Crimean amateur astronomer Gennady Borisov has discovered an asteroid that is potentially dangerous for the Earth, Russian TASS reports.

"Confirmation received. This is a near-Earth and potentially dangerous asteroid. Since the beginning of the year, about 60 asteroids of this size have been discovered in the world, one of them was discovered by me. They continue to follow it," said Gennady Borisov.

This asteroid has a diameter of about 200 m. Gennady Borisov discovered it in March, and confirmation came from Harvard, where the Minor Planet Center is located.
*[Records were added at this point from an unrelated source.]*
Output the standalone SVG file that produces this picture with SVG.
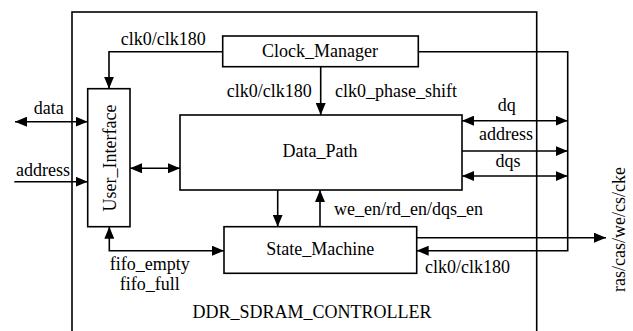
<svg xmlns="http://www.w3.org/2000/svg" width="633" height="331" viewBox="0 0 633 331">
  <style>
    .box { fill: #fff; stroke: #000; stroke-width: 1.6; }
    .frame { fill: none; stroke: #000; stroke-width: 1.6; }
    .wire { fill: none; stroke: #000; stroke-width: 1.6; }
    .arr { marker-end: url(#head); }
    .bi { marker-start: url(#head); marker-end: url(#head); }
    text { font-family: 'Liberation Serif', 'Tinos', 'Times New Roman', 'DejaVu Serif', serif; font-size: 18px; fill: #000; }
    .mid { text-anchor: middle; }
  </style>
  <defs>
    <marker id="head" viewBox="0 0 12 10" refX="12" refY="5" markerWidth="12" markerHeight="10" markerUnits="userSpaceOnUse" orient="auto-start-reverse">
      <path d="M0,0 L12,5 L0,10 z" fill="#000"/>
    </marker>
  </defs>

  <!-- controller boundary (open at the bottom edge) -->
  <g id="controller">
    <rect class="frame" x="72" y="12" width="464.7" height="340"/>
    <text class="mid" x="312" y="318">DDR_SDRAM_CONTROLLER</text>
  </g>

  <!-- connectors -->
  <g id="connectors">
    <!-- clock distribution -->
    <path class="wire arr" d="M222.7,51.7 H109 V88.7"/>
    <path class="wire arr" d="M320.7,66.7 V115"/>
    <path class="wire arr" d="M418.3,51.7 H567.7 V250.7 H416.7"/>
    <!-- user side -->
    <path class="wire bi" d="M15,121.7 H87.7"/>
    <path class="wire arr" d="M14.3,181.7 H87.7"/>
    <path class="wire bi" d="M130,168.3 H180"/>
    <path class="wire bi" d="M109.3,226.7 V250.7 H224"/>
    <!-- data path / state machine -->
    <path class="wire arr" d="M277.7,190 V226.7"/>
    <path class="wire arr" d="M320,226.7 V190"/>
    <!-- memory side -->
    <path class="wire bi" d="M462,120.7 H567.7"/>
    <path class="wire arr" d="M462,151 H567.7"/>
    <path class="wire bi" d="M462,176 H567.7"/>
    <path class="wire arr" d="M416.7,237.7 H606"/>

    <!-- connector labels -->
    <text x="120.7" y="45">clk0/clk180</text>
    <text x="226.7" y="96.7">clk0/clk180</text>
    <text x="335" y="96.7">clk0_phase_shift</text>
    <text class="mid" x="48.8" y="114.3">data</text>
    <text class="mid" x="43" y="176">address</text>
    <text class="mid" x="506.7" y="110.7">dq</text>
    <text class="mid" x="506" y="140">address</text>
    <text class="mid" x="508" y="166.7">dqs</text>
    <text x="334" y="215">we_en/rd_en/dqs_en</text>
    <text class="mid" x="149.7" y="270">fifo_empty</text>
    <text class="mid" x="149.7" y="290">fifo_full</text>
    <text x="425" y="273.3">clk0/clk180</text>
    <text class="mid" transform="translate(625,229.5) rotate(-90)">ras/cas/we/cs/cke</text>
  </g>

  <!-- blocks -->
  <g id="clock_manager">
    <rect class="box" x="222.7" y="36" width="195.6" height="30.7"/>
    <text class="mid" x="320" y="56.7">Clock_Manager</text>
  </g>
  <g id="user_interface">
    <rect class="box" x="87.7" y="88.7" width="42.3" height="138"/>
    <text class="mid" transform="translate(115.5,158) rotate(-90)">User_Interface</text>
  </g>
  <g id="data_path">
    <rect class="box" x="180" y="115" width="282" height="75"/>
    <text class="mid" x="320" y="157.3">Data_Path</text>
  </g>
  <g id="state_machine">
    <rect class="box" x="224" y="226.7" width="192.7" height="46.6"/>
    <text class="mid" x="320.3" y="255">State_Machine</text>
  </g>
</svg>
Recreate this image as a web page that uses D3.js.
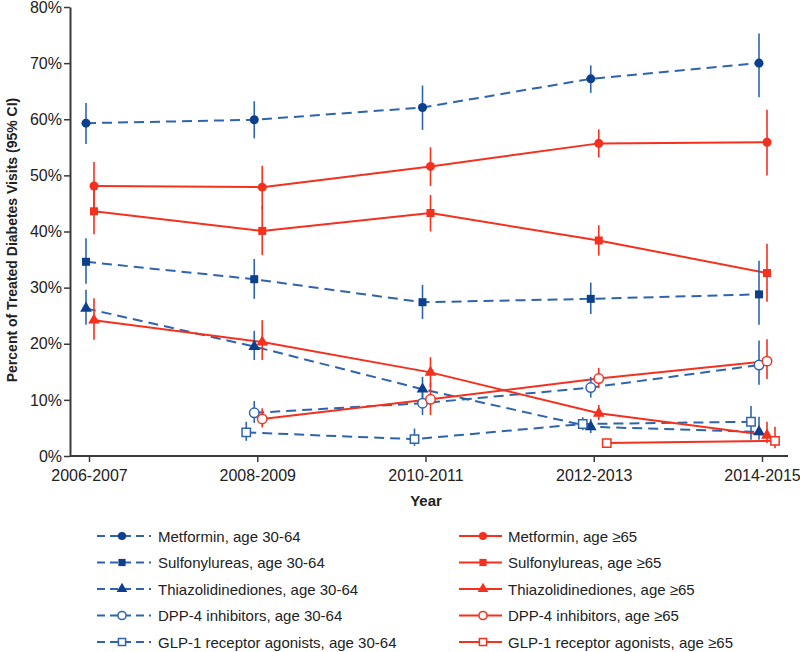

At the moment, about 50 observatories in the world are engaged in the search for asteroids, but only five of them have discovered new celestial bodies this year.

"They [asteroids] move at a distance 50 times greater than the distance separating the Earth from the Moon, but still they are considered potentially dangerous," added Borisov.

The largest near-Earth asteroids, more than a kilometer in diameter, could cause catastrophic changes in a collision with Earth, even destroying human civilization. And smaller objects with a diameter of 140 m to 1 km can cause regional disasters in the event of a collision with the Earth, destroy up to entire continents and lead to the death of hundreds of millions of people.

To avoid such scenarios, scientists constantly study the universe in order to know in advance about potentially dangerous asteroids. In the framework of protecting the Earth from such asteroids, NASA successfully implemented the DART (Double Asteroid Redirection Test) mission in the fall of 2022.

As part of this, the DART probe hit Dimorph orbiting Didymus to see if it was possible to artificially alter the asteroid's orbit. The results of the mission exceeded the expectations of scientists. According to them, the collision should have changed the constellation's rotation time by about 73 seconds, but in fact it changed it by 32 minutes, and now one complete rotation takes 11 hours and 23 minutes.